What does it mean to be Bohemian?

TUESDAY, 3 JUNE 2014

According to Wikipedia, artists and other creative people in early nineteenth century France started gathering in lower-class Roma neighbourhoods where the rent was more affordable. A common misconception at the time was that Roma people had reached France in the fifteenth century through Bohemia, the western part of what is now the Czech Republic. This resulted in French people calling the Roma in France, Bohémien. Because the creative types began gathering in the predominantly Roma neighbourhoods, people started referring to the artists and creatives by the same moniker.

What does it mean to lead a “bohemian” lifestyle? The same Wikipedia article where you can learn all of the above facts describes a bohemian lifestyle as unconventional, with few firm commitments, and a focus on musical, artistic, literary or spiritual ambitions. People who pursued a bohemian lifestyle in the nineteenth century and the first few decades of the twentieth century were often associated with unorthodox or anti-establishment political and social views. Frugality and even voluntary poverty were sometimes part of the story.

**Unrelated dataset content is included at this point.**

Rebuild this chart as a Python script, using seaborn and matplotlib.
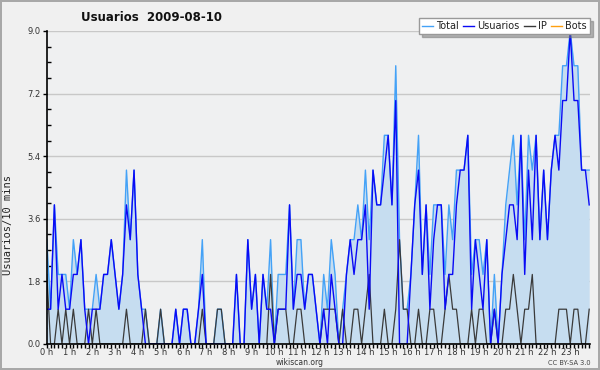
import numpy as np
import pandas as pd
import matplotlib
matplotlib.use("Agg")
import matplotlib.pyplot as plt
from matplotlib.lines import Line2D
from matplotlib.ticker import MultipleLocator, FuncFormatter
import seaborn as sns

# --- data (one value every 10 minutes, 144 slots) ---
usuarios = [1, 1, 4, 1, 2, 1, 1, 2, 2, 3, 1, 0, 1, 1, 1, 2, 2, 3, 2, 1, 2, 4, 3, 5,
            2, 1, 0, 0, 0, 0, 0, 0, 0, 0, 1, 0, 1, 1, 0, 0, 1, 2, 0, 0, 0, 0, 0, 0,
            0, 0, 2, 0, 0, 3, 1, 2, 0, 2, 1, 1, 0, 1, 1, 1, 4, 1, 2, 2, 1, 2, 2, 1,
            0, 1, 0, 2, 1, 0, 0, 2, 3, 2, 3, 3, 4, 1, 5, 4, 4, 5, 6, 4, 7, 0, 0, 0,
            2, 4, 5, 2, 4, 1, 3, 4, 4, 1, 2, 2, 4, 5, 5, 6, 1, 3, 2, 1, 3, 0, 1, 0,
            2, 3, 4, 4, 3, 6, 2, 5, 3, 6, 3, 5, 3, 5, 6, 5, 7, 7, 9, 7, 7, 5, 5, 4]
ip = [2, 0, 0, 1, 0, 1, 0, 1, 0, 0, 0, 1, 0, 1, 0, 0, 0, 0, 0, 0, 0, 1, 0, 0,
      0, 0, 1, 0, 0, 0, 1, 0, 0, 0, 0, 0, 0, 0, 0, 0, 0, 1, 0, 0, 0, 1, 1, 0,
      0, 0, 0, 0, 0, 0, 0, 0, 0, 0, 0, 2, 0, 1, 1, 1, 0, 0, 1, 1, 0, 0, 0, 0,
      0, 1, 1, 1, 1, 0, 1, 0, 0, 1, 1, 0, 1, 2, 0, 0, 0, 1, 0, 0, 1, 3, 1, 1,
      0, 0, 1, 0, 0, 1, 1, 0, 0, 1, 2, 1, 1, 0, 0, 0, 1, 0, 1, 1, 0, 0, 1, 0,
      0, 1, 1, 2, 1, 0, 1, 1, 2, 0, 0, 0, 0, 0, 0, 1, 1, 1, 0, 1, 1, 0, 0, 1]
total = [3, 1, 4, 2, 2, 2, 1, 3, 2, 3, 1, 1, 1, 2, 1, 2, 2, 3, 2, 1, 2, 5, 3, 5,
         2, 1, 1, 0, 0, 0, 1, 0, 0, 0, 1, 0, 1, 1, 0, 0, 1, 3, 0, 0, 0, 1, 1, 0,
         0, 0, 2, 0, 0, 3, 1, 2, 0, 2, 1, 3, 0, 2, 2, 2, 4, 1, 3, 3, 1, 2, 2, 1,
         0, 2, 1, 3, 2, 0, 1, 2, 3, 3, 4, 3, 5, 3, 5, 4, 4, 6, 6, 4, 8, 3, 1, 1,
         2, 4, 6, 2, 4, 2, 4, 4, 4, 2, 4, 3, 5, 5, 5, 6, 2, 3, 3, 2, 3, 0, 2, 0,
         2, 4, 5, 6, 4, 6, 3, 6, 5, 6, 3, 5, 3, 5, 6, 6, 8, 8, 9, 8, 8, 5, 5, 5]
bots = [0] * 144
hour_labels = [f"{h} h" for h in range(24)]
series_names = ["Total", "Usuarios", "IP", "Bots"]
series_colors = ["#44a2f7", "#0a0af5", "#3a3a3a", "#ffa010"]

df = pd.DataFrame({
    "hora": np.arange(len(total)) / 6.0,
    "Total": total,
    "Usuarios": usuarios,
    "IP": ip,
    "Bots": bots,
})

bg = "#eff0f1"
plt.rcParams["font.family"] = ["DejaVu Sans"]
fig = plt.figure(figsize=(6.0, 3.7), dpi=100, facecolor="#f0f0f0",
                 edgecolor="#a8a8a8", linewidth=1.5)
ax = fig.add_axes([0.078, 0.0703, 0.905, 0.846])
ax.set_facecolor(bg)

ax.fill_between(df["hora"], 0, df["Total"], color="#c6ddf0", zorder=1, lw=0)
sns.lineplot(data=df, x="hora", y="Bots", ax=ax, color=series_colors[3], lw=0.9, zorder=2)
sns.lineplot(data=df, x="hora", y="Total", ax=ax, color=series_colors[0], lw=1.0, zorder=3)
sns.lineplot(data=df, x="hora", y="IP", ax=ax, color=series_colors[2], lw=0.9, zorder=4)
sns.lineplot(data=df, x="hora", y="Usuarios", ax=ax, color=series_colors[1], lw=1.0, zorder=5)

ax.set_xlim(0, 23.86)
ax.set_ylim(0, 9)
ax.set_yticks(np.arange(0, 9.01, 1.8))
ax.yaxis.set_major_formatter(FuncFormatter(lambda v, p: f"{v:.1f}"))
ax.yaxis.set_minor_locator(MultipleLocator(0.45))
ax.set_xticks(np.arange(24))
ax.set_xticklabels(hour_labels)
ax.xaxis.set_minor_locator(MultipleLocator(1 / 6))
ax.grid(axis="y", color="#c8c8c8", lw=1.0, zorder=0)
ax.set_axisbelow(True)
for s in ["top", "right"]:
    ax.spines[s].set_visible(False)
for s in ["left", "bottom"]:
    ax.spines[s].set_color("black")
    ax.spines[s].set_linewidth(1.2)
    ax.spines[s].set_zorder(6)
ax.tick_params(axis="both", which="major", labelsize=6, length=3, width=1,
               color="black", labelcolor="#333333")
ax.tick_params(axis="y", which="major", pad=1.5)
ax.tick_params(axis="x", which="major", pad=0.2)
ax.tick_params(axis="y", which="minor", length=3, width=1, direction="in")
ax.tick_params(axis="x", which="minor", length=3, width=1, direction="out")
ax.set_xlabel("")
ax.set_ylabel("Usuarios/10 mins", family="DejaVu Sans Mono", fontsize=7.5,
              color="#222222")
ax.yaxis.set_label_coords(-0.063, 0.38)

fig.text(0.252, 0.952, "Usuarios  2009-08-10", ha="center", va="center",
         fontsize=8.5, fontweight="bold", color="#111111")
fig.text(0.5, 0.019, "wikiscan.org", ha="center", va="center", fontsize=5.5,
         color="#333333")
fig.text(0.985, 0.019, "CC BY-SA 3.0", ha="right", va="center", fontsize=4.8,
         color="#444444")

handles = [Line2D([], [], color=c, lw=1.0) for c in series_colors]
leg = fig.legend(handles, series_names, ncol=4, loc="upper right",
                 bbox_to_anchor=(0.983, 0.951), fontsize=7, handlelength=1.1,
                 handletextpad=0.35, columnspacing=0.45, borderpad=0.3,
                 borderaxespad=0, fancybox=False, shadow={"shade": 0.55},
                 frameon=True, edgecolor="#999999", facecolor="white", framealpha=1)
for t in leg.get_texts():
    t.set_color("#222222")

fig.savefig("out.png", dpi=100, facecolor=fig.get_facecolor(),
            edgecolor=fig.get_edgecolor())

The association with the Roma was also one of outsiders who lived apart from more conventional communities and who were not bothered that much with the latter’s rejection of how they lived their lives.

Some other interesting bits from the Wikipedia article:

[It] is not enough to be one’s self in Bohemia, one must allow others to be themselves, as well. What, then, is it that makes this mystical empire of Bohemia unique, and what is the charm of its mental fairyland? It is this: there are no roads in all Bohemia! One must choose and find one’s own path, be one’s own self, live one’s own life.” ~ Burgess, Gelett. “Where is Bohemia?” collected in The Romance of the Commonplace.

[…]

Bohemian is defined in The American College Dictionary as “a person with artistic or intellectual tendencies, who lives and acts with no regard for conventional rules of behavior.”

[…]

In 2001, political and cultural commentator David Brooks contended that much of the cultural ethos of well-to-do middle-class Americans is Bohemian-derived, coining the paradoxical term “Bourgeois Bohemians”.

[…]

By extension, Bohemia meant any place where one could live and work cheaply, and behave unconventionally; a community of free souls beyond the pale of respectable society.